This is an excerpt from the Second Quarter 2012 edition of the Wind Program R&D Newsletter.

Since February 2010, the Variable Generation Subcommittee at the Western Electricity Coordinating Council (WECC) has been investigating the benefits of cooperation between Balancing Authorities (BAs) in the Western Interconnection. In support of this investigation, the Energy Department funded the Pacific Northwest National Laboratory to lead a team of researchers from the National Renewable Energy Laboratory, WECC, and Energy Exemplar. The team is working to develop a detailed procedure for demonstrating the benefits of BA consolidation, and to determine the savings in production costs from consolidating BAs within a large geographic area and by operating them as a single consolidated BA (CBA).

As part of its detailed procedure, the team proposed and evaluated four key technical metrics—capacity and ramp duration, rate, and energy—to demonstrate the potential gains with respect to reductions in balancing reserve requirements that would be accrued from operating 37 geographically contiguous BAs in the Western Interconnection as a CBA.

The main function of a BA is to maintain the balance between load and generation in an interconnected power system to avoid instability that could lead to large-scale blackouts. This is done by consistently matching loads to resources within the system, maintaining scheduled interchanges with other BAs, maintaining frequency within reasonable limits, and providing sufficient generation capacity to maintain operating reserves.

The nature of wind and solar power, as variable natural resources, makes it more challenging for operators to manage these sources of energy within a given electric power system or BA. As wind and solar penetration increases in each of the 37 BAs in the Western Interconnection, it becomes more challenging and costly for the individual BAs to operate independently from one another. Cooperation among BAs can facilitate a high level of variable-generation penetration without significant increase in integration costs, because the collective impact of variability and uncertainty is accumulated over a large geographic area, across multiple distributed resources, and is combined with all other sources of variability and uncertainty(including system load).

The research team found that effective use of the diversity in load and renewable generation over a wide area can indeed achieve significant savings.
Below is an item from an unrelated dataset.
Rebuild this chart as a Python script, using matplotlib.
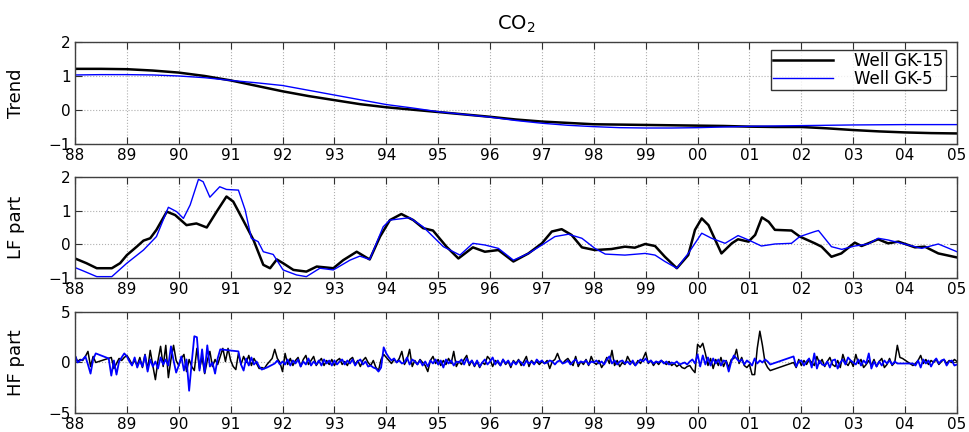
import numpy as np
import matplotlib
matplotlib.use("Agg")
import matplotlib.pyplot as plt

# ---------------- data ----------------
series_names = ["Well GK-15", "Well GK-5"]
year_ticks = list(range(88, 106))
year_labels = ["%02d" % (y % 100) for y in year_ticks]

trend_black_t = [88, 88.5, 89, 89.5, 90, 90.5, 91, 91.5, 92, 92.5, 93, 93.5, 94, 94.5, 95, 95.5,
                 96, 96.5, 97, 97.5, 98, 98.5, 99, 99.5, 100, 100.5, 101, 101.5, 102, 102.5,
                 103, 103.5, 104, 104.5, 105]
trend_black_v = [1.21, 1.21, 1.2, 1.16, 1.1, 1.0, 0.87, 0.71, 0.55, 0.41, 0.29, 0.17, 0.08, 0.01,
                 -0.06, -0.13, -0.2, -0.28, -0.34, -0.38, -0.42, -0.43, -0.44, -0.45, -0.46, -0.47,
                 -0.49, -0.5, -0.5, -0.54, -0.59, -0.63, -0.66, -0.68, -0.69]
trend_blue_t = [88, 88.5, 89, 89.5, 90, 90.5, 91, 91.5, 92, 92.5, 93, 93.5, 94, 94.5, 95, 95.5,
                96, 96.5, 97, 97.5, 98, 98.5, 99, 99.5, 100, 100.5, 101, 101.5, 102, 102.5,
                103, 104, 105]
trend_blue_v = [1.03, 1.04, 1.04, 1.03, 1.0, 0.95, 0.87, 0.8, 0.72, 0.58, 0.44, 0.3, 0.16, 0.06,
                -0.05, -0.13, -0.21, -0.31, -0.39, -0.45, -0.49, -0.52, -0.53, -0.53, -0.52, -0.5,
                -0.48, -0.47, -0.46, -0.45, -0.44, -0.43, -0.43]

lf_black_t = [88.0, 88.22, 88.42, 88.71, 88.87, 89.0, 89.19, 89.32, 89.45, 89.57, 89.77, 89.93,
              90.15, 90.34, 90.54, 90.73, 90.92, 91.05, 91.24, 91.44, 91.63, 91.76, 91.89, 92.01,
              92.21, 92.46, 92.66, 92.98, 93.17, 93.43, 93.68, 93.88, 94.07, 94.29, 94.52, 94.71,
              94.9, 95.16, 95.39, 95.67, 95.9, 96.16, 96.45, 96.74, 97.0, 97.19, 97.38, 97.57,
              97.77, 98.02, 98.34, 98.6, 98.79, 98.99, 99.18, 99.37, 99.6, 99.82, 99.95, 100.08,
              100.21, 100.46, 100.66, 100.78, 100.98, 101.11, 101.24, 101.37, 101.49, 101.81,
              101.97, 102.26, 102.39, 102.58, 102.77, 103.03, 103.16, 103.29, 103.48, 103.67,
              103.87, 104.06, 104.19, 104.38, 104.64, 105.0]
lf_black_v = [-0.42, -0.56, -0.71, -0.71, -0.56, -0.32, -0.07, 0.11, 0.18, 0.43, 0.97, 0.87,
              0.57, 0.62, 0.5, 0.97, 1.42, 1.27, 0.72, 0.13, -0.61, -0.71, -0.45, -0.56,
              -0.76, -0.81, -0.66, -0.71, -0.47, -0.22, -0.45, 0.23, 0.72, 0.9, 0.72, 0.48,
              0.41, -0.07, -0.42, -0.09, -0.22, -0.17, -0.51, -0.27, 0.03, 0.38, 0.45, 0.28,
              -0.09, -0.17, -0.14, -0.07, -0.1, 0.01, -0.05, -0.37, -0.71, -0.32, 0.43, 0.77,
              0.57, -0.27, 0.03, 0.15, 0.08, 0.28, 0.8, 0.67, 0.43, 0.41,
              0.23, 0.03, -0.07, -0.37, -0.27, 0.05, -0.05, 0.03, 0.15, 0.03,
              0.08, -0.02, -0.09, -0.07, -0.27, -0.39]
lf_blue_t = [88.0, 88.16, 88.42, 88.71, 89.0, 89.32, 89.57, 89.8, 89.96, 90.09, 90.22, 90.38,
             90.47, 90.6, 90.79, 90.92, 91.15, 91.28, 91.4, 91.53, 91.63, 91.82, 92.01, 92.27,
             92.46, 92.72, 92.98, 93.3, 93.49, 93.68, 93.94, 94.07, 94.45, 94.71, 95.1, 95.42,
             95.67, 95.9, 96.16, 96.45, 96.74, 97.0, 97.25, 97.51, 97.77, 98.02, 98.22, 98.6,
             98.99, 99.18, 99.37, 99.6, 99.82, 100.08, 100.27, 100.53, 100.78, 100.98, 101.23,
             101.49, 101.81, 101.97, 102.26, 102.33, 102.58, 102.78, 103.03, 103.29, 103.48,
             103.67, 104.06, 104.32, 104.64, 105.0]
lf_blue_v = [-0.69, -0.79, -0.96, -0.96, -0.56, -0.17, 0.23, 1.1, 0.97, 0.77, 1.17, 1.93,
             1.86, 1.4, 1.71, 1.63, 1.61, 1.02, 0.18, 0.08, -0.22, -0.3, -0.76, -0.91,
             -0.96, -0.71, -0.76, -0.47, -0.35, -0.45, 0.52, 0.72, 0.79, 0.52, -0.07, -0.32,
             0.03, -0.02, -0.12, -0.47, -0.27, -0.02, 0.23, 0.3, 0.18, -0.12, -0.29, -0.32,
             -0.27, -0.32, -0.51, -0.71, -0.27, 0.33, 0.18, 0.03, 0.26, 0.13, -0.05,
             0.01, 0.03, 0.23, 0.38, 0.41, -0.07, -0.15, -0.05, 0.01, 0.18,
             0.13, -0.02, -0.12, 0.01, -0.22]

# HF part: samples every 0.05 yr starting at 88.00 (None = no sample; line bridges the gap)
hf_start = 88.0
hf_step = 0.05
hf_black = [
    0.7, 0.1, 0.3, 0.2, 0.6, 1.1, -0.4, 0.6, 0.0, None, None, None, None, None, 0.5, -0.6, -0.1, 0.4, 0.2, 0.5,
    0.7, 0.3, -0.2, 0.2, -0.3, 0.5, -0.5, 0.8, -0.7, 1.2, -0.3, -1.7, 0.2, 1.6, -0.4, 1.7, -1.5, 0.3, 1.7, 0.2,
    -0.3, 0.4, 0.8, -0.9, 0.3, -0.4, -0.8, 1.4, -0.6, 0.5, -1.1, 0.2, 1.1, -0.4, 0.3, -0.2, 0.6, 1.4, 0.1, 1.4,
    0.2, -0.4, -0.7, 0.9, -0.2, 0.6, 0.0, 0.7, -0.3, 0.4, -0.1, -0.6, -0.5, -0.6, -0.2, 0.1, 0.4, 1.3, 0.4, 0.0,
    -0.9, 0.9, -0.2, 0.4, -0.3, 0.2, 0.5, -0.4, 0.3, 0.7, -0.2, 0.2, 0.6, -0.3, 0.1, 0.4, -0.3, 0.2, -0.2, 0.3,
    -0.3, 0.2, 0.4, -0.2, 0.1, -0.3, 0.3, 0.5, -0.2, 0.2, -0.4, 0.2, 0.5, 0.0, -0.3, 0.2, -0.5, -0.8, 0.3, 0.8,
    0.5, 0.2, -0.1, 0.3, 0.0, 0.4, 1.1, -0.2, 0.3, 1.3, -0.4, 0.2, -0.2, 0.3, 0.0, -0.3, -0.9, 0.2, 0.6, -0.1,
    0.3, -0.3, 0.2, -0.2, 0.4, -0.1, 1.1, -0.4, 0.1, -0.2, 0.3, 0.7, -0.3, 0.2, -0.4, 0.1, -0.5, 0.0, -0.2, 0.6,
    0.3, -0.4, 0.2, 0.0, -0.3, 0.3, -0.2, 0.1, -0.5, 0.2, -0.1, 0.3, -0.3, 0.1, 0.6, -0.4, 0.2, -0.1, 0.1, -0.2,
    0.1, -0.1, 0.2, -0.6, 0.1, 0.3, 0.9, 0.2, -0.1, 0.2, 0.4, 0.0, -0.3, 0.6, -0.4, 0.1, -0.2, 0.3, -0.3, 0.6,
    0.0, -0.2, 0.2, -0.5, -0.1, 0.5, -0.1, 1.2, -0.3, 0.2, -0.4, 0.0, -0.2, 0.6, 0.1, 0.0, -0.3, 0.2, -0.1, 0.4,
    1.0, -0.1, 0.2, -0.3, 0.1, -0.2, 0.2, 0.0, -0.2, 0.1, -0.3, -0.1, -0.4, -0.2, -0.5, -0.6, -0.4, -0.3, -0.7, -1.0,
    1.8, 1.5, 1.9, 0.9, -0.3, 0.4, -0.6, 0.3, -0.3, 0.5, -0.4, 0.2, -0.5, 0.3, 0.4, 1.3, -0.1, 0.5, -0.3, -0.5,
    -0.2, -1.2, -1.2, 1.4, 3.1, 1.7, 0.0, -0.5, -0.8, None, None, None, None, None, None, None, None, 0.0, -0.5, 0.3,
    -0.3, 0.2, -0.2, 0.3, 0.0, -0.3, 0.6, -0.1, 0.3, -0.4, 0.1, 0.5, -0.2, -0.4, 0.2, -0.5, 0.8, 0.0, -0.3, 0.2,
    -0.4, 0.8, -0.1, 0.3, -0.5, -0.2, 0.2, -0.3, 0.3, -0.4, 0.1, 0.4, -0.5, -0.2, 0.4, -0.3, 0.0, 1.7, 0.5, 0.4,
    None, None, None, -0.3, -0.1, 0.2, 0.7, -0.1, 0.3, -0.2, 0.2, 0.0, 0.3, -0.2, 0.1, 0.3, -0.1, 0.2, 0.0, 0.3,
    0.1]
hf_blue = [
    0.7, 0.0, 0.2, 0.3, 0.6, -0.2, -1.1, 0.3, 0.9, None, None, None, None, 0.4, -1.3, 0.2, -1.2, 0.1, 0.5, 0.9,
    0.6, 0.1, -0.3, 0.5, -0.5, 0.2, -0.4, 0.7, -0.9, 0.3, -0.4, 0.1, -0.6, 0.5, -0.2, 0.3, -0.3, 1.6, 0.2, -1.0,
    -0.3, 0.6, -0.8, 0.3, -2.8, 0.0, 2.6, 2.5, -0.8, 1.3, -1.0, 1.7, -0.4, 0.0, -1.1, 0.4, 1.3, None, None, None,
    None, None, None, 1.1, -0.2, -0.8, 0.4, -0.3, 0.5, -0.2, 0.1, -0.4, -0.7, -0.6, -0.5, None, None, -0.1, 0.2, -0.2,
    0.1, -0.2, 0.3, -0.3, 0.2, -0.1, 0.3, -0.4, 0.1, -0.2, 0.4, -0.3, 0.1, -0.2, 0.2, -0.3, 0.3, -0.1, 0.2, -0.3,
    0.2, -0.2, 0.1, 0.3, -0.2, 0.2, -0.1, 0.3, -0.3, 0.1, 0.3, -0.2, 0.1, -0.4, -0.3, -0.5, -0.6, -0.9, -0.5, 1.5,
    0.9, 0.5, 0.2, 0.4, 0.0, 0.2, -0.1, 0.0, 0.5, -0.2, 0.3, 0.1, -0.2, 0.2, -0.3, 0.1, -0.4, 0.2, -0.1, 0.3,
    -0.2, 0.2, -0.5, 0.3, -0.1, 0.2, -0.3, 0.1, 0.0, 0.3, -0.2, 0.4, -0.1, 0.2, -0.3, 0.2, -0.4, 0.0, 0.3, -0.2,
    0.1, 0.5, -0.2, 0.2, -0.3, 0.3, -0.1, 0.2, -0.3, 0.1, -0.2, 0.2, 0.0, -0.3, 0.2, -0.1, 0.1, -0.2, 0.3, 0.0,
    0.2, -0.1, 0.0, 0.2, 0.1, -0.2, 0.1, 0.2, -0.1, 0.0, 0.2, -0.2, 0.1, 0.3, -0.1, 0.1, 0.0, 0.2, -0.2, 0.1,
    0.0, 0.2, -0.1, 0.1, -0.2, 0.3, 0.6, -0.1, 0.2, -0.2, 0.1, 0.2, -0.1, 0.1, -0.2, 0.2, -0.3, 0.0, 0.3, 0.1,
    0.4, 0.0, 0.2, -0.1, 0.1, 0.0, 0.2, -0.1, 0.1, -0.2, 0.0, -0.1, 0.1, -0.2, -0.1, 0.0, -0.2, 0.1, 0.3, -0.1,
    0.8, -0.4, 0.7, -0.2, 0.5, -0.3, 0.4, -0.1, 0.3, -0.3, 0.2, 0.1, -0.9, 0.1, 0.7, 0.4, 0.1, 0.3, -0.2, 0.2,
    0.0, -0.3, 0.4, -0.1, 0.2, 0.0, 0.3, 0.1, -0.2, None, None, None, None, None, None, None, None, 0.6, -0.4, 0.1,
    0.2, -0.3, 0.1, 0.4, -0.5, 0.9, -0.6, 0.2, -0.2, -0.3, 0.1, -0.5, 0.2, 0.3, -0.6, 0.0, 0.3, -0.2, 0.5, 0.2,
    0.0, -0.2, 0.3, -0.3, 0.2, -0.1, 0.9, -0.6, 0.1, -0.4, 0.1, -0.3, 0.2, -0.1, 0.2, -0.2, 0.1, -0.1, -0.1, None,
    None, None, None, -0.1, -0.3, 0.2, -0.5, 0.3, -0.1, 0.2, -0.4, 0.1, 0.4, -0.1, 0.2, 0.3, -0.3, 0.1, 0.2, -0.3,
    -0.2]

# ---------------- figure ----------------
fig = plt.figure(figsize=(9.7, 4.32), dpi=100)
plt.rcParams['font.family'] = ['DejaVu Sans']

ax_rects = [[0.0773, 0.6667, 0.9093, 0.2361],
            [0.0773, 0.3565, 0.9093, 0.2338],
            [0.0773, 0.0440, 0.9093, 0.2338]]
axes = [fig.add_axes(r) for r in ax_rects]

BLUE = '#0000ff'


def hf_xy(vals):
    t = hf_start + hf_step * np.arange(len(vals))
    v = np.array([np.nan if x is None else x for x in vals], dtype=float)
    m = ~np.isnan(v)
    return t[m], v[m]


ax = axes[0]
ax.plot(trend_black_t, trend_black_v, color='black', lw=1.8, label=series_names[0])
ax.plot(trend_blue_t, trend_blue_v, color=BLUE, lw=1.0, label=series_names[1])
ax.set_ylim(-1, 2)
ax.set_yticks([-1, 0, 1, 2])
ax.set_ylabel('Trend', fontsize=13)
ax.set_title('CO$_2$', fontsize=14, pad=9)
leg = ax.legend(loc='upper right', fontsize=12, frameon=True, fancybox=False,
                edgecolor='black', handlelength=3.6, borderpad=0.12, labelspacing=0.0,
                handletextpad=1.3, borderaxespad=0.0, bbox_to_anchor=(0.987, 0.925))
leg.get_frame().set_linewidth(1.0)

ax = axes[1]
ax.plot(lf_black_t, lf_black_v, color='black', lw=1.8)
ax.plot(lf_blue_t, lf_blue_v, color=BLUE, lw=1.0)
ax.set_ylim(-1, 2)
ax.set_yticks([-1, 0, 1, 2])
ax.set_ylabel('LF part', fontsize=13)

ax = axes[2]
tb, vb = hf_xy(hf_black)
ax.plot(tb, vb, color='black', lw=1.1)
tl, vl = hf_xy(hf_blue)
ax.plot(tl, vl, color=BLUE, lw=1.3)
ax.set_ylim(-5, 5)
ax.set_yticks([-5, 0, 5])
ax.set_ylabel('HF part', fontsize=13)

for ax in axes:
    ax.set_xlim(88, 105)
    ax.set_xticks(year_ticks)
    ax.set_xticklabels(year_labels)
    ax.grid(True, linestyle=':', color='#b0b0b0', lw=0.8)
    ax.tick_params(direction='in', top=True, right=True, length=5, width=0.8,
                   labelsize=11, color='#303030', pad=3)
    for s in ax.spines.values():
        s.set_color('#404040')
        s.set_linewidth(1.0)
    ax.yaxis.set_label_coords(-0.057, 0.5)

fig.savefig('out.png', dpi=100)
The team tested its detailed procedure for computing the savings derived from BA consolidation and its evaluation metrics for demonstrating the benefits of BA consolidation using several study scenarios designed for the set of BAs in the western United States. Study results showed significant reduction in the required capacity and ramp rates of balancing services. The CBA, with a much wider geographical boundary, results in significantly less load following, and regulation reserve requirements compared to the sum carried by the individual BAs. It allows for the sharing of variability between BAs and can provide access to additional existing physical response capability. The savings could be realized immediately by reallocating regulation and load following reserve requirements between the BAs to reduce the operational burden.

For a scenario where wind and solar penetration in the Western Interconnection equals 11% of total expected 2020 demand, the research shows that the yearly production cost savings of thermal units for a consolidated WECC ranges between $400 million (2.4% of total annual production cost) to $600 million (3.2%) without taking into consideration the implementation cost for the CBA. The research also shows that the consolidated WECC will have about a 50% overall reduction in balancing reserves in comparison with total reserve requirements that need to be carried by different BAs if they operate individually. The study is currently investigating the potential benefits as the variable generation penetration level increases to 33%. It is also investigating the potential benefits of another form of BA cooperation through the implementation of 10-minute interchange schedules between BAs rather than traditional 1-hour schedules.

Outcomes reported represent an upper bound of potential benefits of BA cooperation and provide the evidence needed to motivate such cooperation to enable higher levels of renewable penetration without significant integration costs. WECC is performing a complementary study to quantify the cost/benefits of implementing a real-time energy imbalance market in the Western Interconnection, which represents another form of cooperation between BAs.

The Pacific Northwest National Laboratory (PNNL) is working to help increase wind and water power production using its expertise in environmental sciences, atmospheric sciences, and electric grid management. This includes developing tools and methodologies that allow more variable generation to flow through our grid system, as well as improving the accuracy of renewable resource predictions through observations and modeling.